As I was attempting to say when technology failed me, while I was talkig with my sister Sunday night, we discussed how much this was a problem for us currently. We grew up in a town a lot like Norman, in the Missouri Ozarks. There was, and still is, such a dichotomy between the mindsets of the university and non-university sections of the community that there were pretty much two different communities. Although we've both gone back there for brief visits since we left, and these have generally been for family reasons. Luckily, our parents were part of the universiy community, and had been the ones to leave the farm, and turn down different paths. We grew up exposed to the value of education and the results of free thought, as well as the use of the scientific method to examine ideas and concepts. As a result, we don't have the schism you suffer, but have nothing to say to far too many of the people we grew up with.
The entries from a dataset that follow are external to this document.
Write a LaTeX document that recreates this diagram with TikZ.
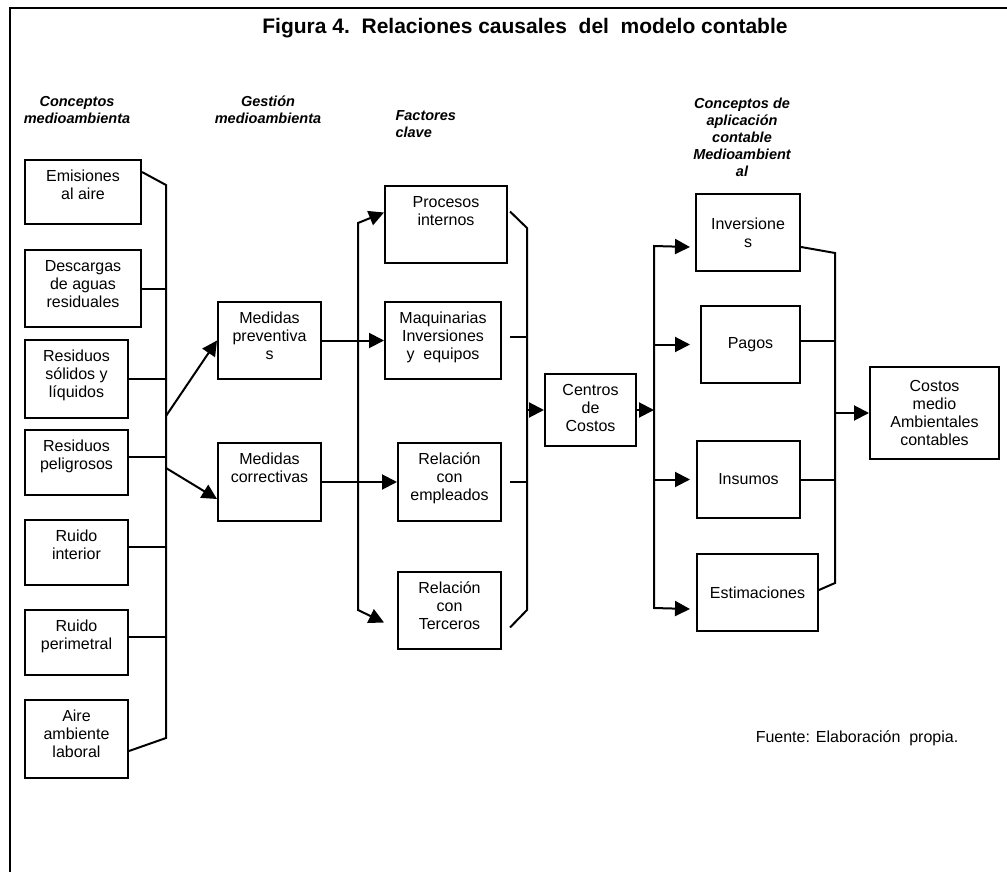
\documentclass[tikz,border=0pt]{standalone}
\usepackage{fontspec}
\setmainfont{Liberation Sans}
\usetikzlibrary{arrows.meta}
\newcommand{\toptxt}[3]{\parbox[c][#2][t]{#1}{\centering\rule{0pt}{21.5pt}#3}}
\newcommand{\midtxt}[3]{\parbox[c][#2][c]{#1}{\centering #3}}

\begin{document}
\begin{tikzpicture}[x=1pt, y=-1pt,
    box/.style={draw, line width=2pt, inner sep=0pt, anchor=north west, font=\fontsize{16}{18}\selectfont},
    line/.style={line width=2pt},
    arr/.style={line width=2pt, -{Triangle[length=15pt,width=15pt]}},
    arrtwo/.style={line width=2pt, {Triangle[length=15pt,width=15pt]}-{Triangle[length=15pt,width=15pt]}},
    head/.style={font=\fontsize{14.5}{17}\selectfont\bfseries\itshape, align=center}]
        \useasboundingbox (0,0) rectangle (1007,872);
        % Frame
        \draw[line] (10,872) -- (10,8) -- (1007,8);

        % Titles
        \node[font=\fontsize{21}{24}\selectfont\bfseries] (title) at (525,28) {Figura 4.\ \ Relaciones causales\ \ del\ \ modelo contable};
        \node[head] (hconc) at (77,110) {Conceptos\\medioambienta};
        \node[head] (hgest) at (268,110) {Gestión\\medioambienta};
        \node[head, align=left, anchor=west] (hfact) at (392,124) {Factores\\clave};
        \node[head] (hapli) at (742,137) {Conceptos de\\aplicación\\contable\\Medioambient\\al};
        \node[font=\fontsize{16}{18}\selectfont] (fuente) at (857,738) {Fuente: Elaboración\ \ propia.};

        % Conceptos medioambienta
        \node[box] (emis) at (24,159) {\toptxt{116pt}{64pt}{Emisiones\\al aire}};
        \node[box] (desc) at (24,249) {\toptxt{116pt}{77pt}{Descargas\\de aguas\\residuales}};
        \node[box] (rsol) at (24,339) {\toptxt{103pt}{78pt}{Residuos\\sólidos y\\líquidos}};
        \node[box] (rpel) at (24,429) {\toptxt{103pt}{65pt}{Residuos\\peligrosos}};
        \node[box] (rint) at (24,519) {\toptxt{103pt}{65pt}{Ruido\\interior}};
        \node[box] (rper) at (24,609) {\toptxt{103pt}{65pt}{Ruido\\perimetral}};
        \node[box] (aire) at (24,699) {\toptxt{103pt}{78pt}{Aire\\ambiente\\laboral}};

        % Gestion medioambienta
        \node[box] (prev) at (217,301) {\toptxt{103pt}{77pt}{Medidas\\preventiva\\s}};
        \node[box] (corr) at (217,442) {\toptxt{103pt}{78pt}{Medidas\\correctivas}};

        % Factores clave
        \node[box] (proc) at (384,185) {\toptxt{122pt}{77pt}{Procesos\\internos}};
        \node[box] (maq) at (384,301) {\toptxt{116pt}{77pt}{Maquinarias\\Inversiones\\y\ \ equipos}};
        \node[box] (empl) at (397,442) {\toptxt{103pt}{78pt}{Relación\\con\\empleados}};
        \node[box] (terc) at (397,571) {\toptxt{103pt}{77pt}{Relación\\con\\Terceros}};
        \node[box] (cen) at (544,373) {\toptxt{91pt}{72pt}{Centros\\de\\Costos}};

        % Conceptos de aplicacion
        \node[box] (inv) at (695,193) {\midtxt{104pt}{77pt}{Inversione\\s}};
        \node[box] (pag) at (700,305) {\midtxt{99pt}{77pt}{Pagos}};
        \node[box] (ins) at (696,440) {\midtxt{103pt}{77pt}{Insumos}};
        \node[box] (est) at (696,553) {\midtxt{121pt}{77pt}{Estimaciones}};
        \node[box] (cos) at (869,366) {\midtxt{129pt}{92pt}{Costos\\medio\\Ambientales\\contables}};

        % Bus points
        \coordinate (lbtop) at (166,185);
        \coordinate (lbbot) at (166,738);
        \coordinate (lbp) at (166,416);
        \coordinate (lbc) at (166,468);
        \coordinate (fltop) at (358,223);
        \coordinate (flbot) at (358,610);
        \coordinate (frtop) at (527,228);
        \coordinate (frbot) at (527,610);
        \coordinate (rltop) at (654,246);
        \coordinate (rlbot) at (654,608);
        \coordinate (rrtop) at (835,253);
        \coordinate (rrbot) at (835,583);

        % Draw connections
        \draw[line] ([yshift=-13pt]emis.north east) -- (lbtop) -- (lbbot) -- ([yshift=-12pt]aire.east);
        \draw[line] (desc.east) -- (desc.east -| lbtop);
        \draw[line] (rsol.east) -- (rsol.east -| lbtop);
        \foreach \n in {rpel,rint,rper}
            \draw[line] ([yshift=6pt]\n.east) coordinate (c) -- (c -| lbtop);
        \draw[arr] (lbp) -- (prev.west);
        \draw[arr] (lbc) -- ([yshift=-17pt]corr.west);
        \draw[arr] (prev.east) -- (maq.west);
        \draw[arr] (corr.east) -- (empl.west);

        \draw[arrtwo] ([yshift=12pt]proc.west) -- (fltop) -- (flbot) -- ([xshift=-13pt,yshift=-12pt]terc.west);
        \draw[line] ([xshift=2pt,yshift=13pt]proc.east) -- (frtop) -- (frbot) -- ([xshift=8pt,yshift=-17pt]terc.east);
        \draw[line] ([xshift=8pt,yshift=3.5pt]maq.east) coordinate (c) -- (c -| frtop);
        \draw[line] ([xshift=8pt]empl.east) coordinate (c) -- (c -| frtop);
        \draw[arr] (cen.west -| frtop) -- (cen.west);
        \draw[arr] (cen.east) -- (cen.east -| rltop);

        \draw[arrtwo] ([xshift=-5pt,yshift=-14.5pt]inv.west) -- (rltop) -- (rlbot) -- ([xshift=-6pt,yshift=-16.5pt]est.west);
        \draw[arr] (pag.west -| rltop) -- ([xshift=-10pt]pag.west);
        \draw[arr] (ins.west -| rltop) -- ([xshift=-6pt]ins.west);

        \draw[line] ([yshift=-14.5pt]inv.east) -- (rrtop) -- (rrbot) -- ([yshift=2.5pt]est.east);
        \draw[line] ([yshift=3.5pt]pag.east) coordinate (c) -- (c -| rrtop);
        \draw[line] (ins.east) -- (ins.east -| rrtop);
        \draw[arr] (cos.west -| rrtop) -- (cos.west);
    \end{tikzpicture}
\end{document}
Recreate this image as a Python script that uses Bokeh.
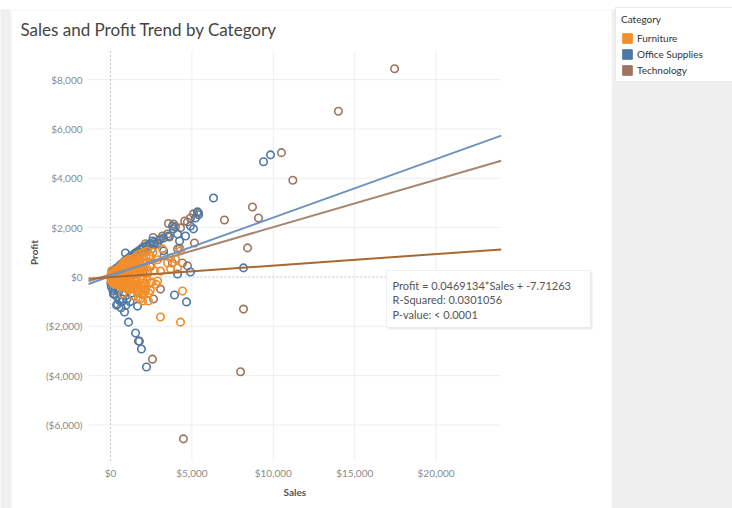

For a lot of these folks, education and the examination of ideas must be rejected, because once you start examining things and asking questions, the answers have a horrible habit of not being the ones they were hoping for. I think in some cases they simply fear change, because they don't know what the new thing will be and have no idea how to deal with it. In others, it may be that they've so identified themselves with one set of answers they fear they'll be devalued if those "answers" are set aside.

There's something that keeps coming to mind when I deal with such people--Maslow's self-actualization theory. They've simply accepted the answers they were given, rather than going through the pain and effort of working out answers for themselves. Those who insist on attempting to make the effort to reach beyond that stage are a threat, because they suggest that simply accepting the given is not enough. Worse yet, they might force the unwilling to undergo the process themselves, after which they might be different people who would not be satisfied with the way things are anymore.

Even now, so many of the people my sister and I deal with on a daily basis, in our different parts of the country, fall into the unquestioning acceptance group. It's easier. It's less frightening. When they are confronted with situations such as what we've had since 9/11/01, they try desperately to reduce things to a form that fits their view of The Way The World Is Really. I find no benefit in arguing; I restrict serious discussion to people who are willing to use their brains for more than cataloguing congealed salad recipes and sporting statistics. You have my profound sympathy, however, since you have it the bosom of your family can must grit your teeth whenever you deal with them.

I always shake my head in wonder when people marvel at how much of the military comes from small towns; so often, it's not just economics that send them forth to Uncle Sam. A family from such a place who can't accept a child leaving for any other reason will accept the military. It's a patriotic duty: they can be proud because Earl JR (or Jolene) is Serving Their Country, and they don't have to explain this choice to anyone at church. It's a Good Thing, and everyone back home is impressed. Earl JR (or Jolene) have at least found a way into the Wide World. It's not amazing that they use this escape route, if you know that part of the country. So many of them only come back for holidays and major family occasions, too, even after they've left the service, which is telling.

I wish you some better news, and improved peace of mind soon. I remember the shock people underwent over the Vietnam War protests, over Watergate, and other problems since. It's not simply that these are troubled times, but that current events (and those previous ones) do not fit on the map they've made in their heads. They can handle the ordinary range of troubles--it's the ones that aren't on their maps that drive them so inward.

Mary Kay

Yes! Yes! That's all exactly it!

The military also often provides the only viable career choices in town. Myself, I never really went back, except for visits, after I left for college. Of course, my mother's mother told her that she had ruined both of her daughters by allowing them to go off and get educated.

MKK

fidelio

Well, there is that old saying, "Your daughter's your daughter all of your life; your son's your son until he gets him a wife." Daughters are supposed to stay home, marry locally, look after the old folks, and keep the world glued together by taking care of people and things in general. An educated one has career choices, and therefore may not fulfill these esssential small-town duties. She may be more useful to herself, but (in a short-sighted way) she's not as useful to the clan. This is, after all, a pre-industrial view of society.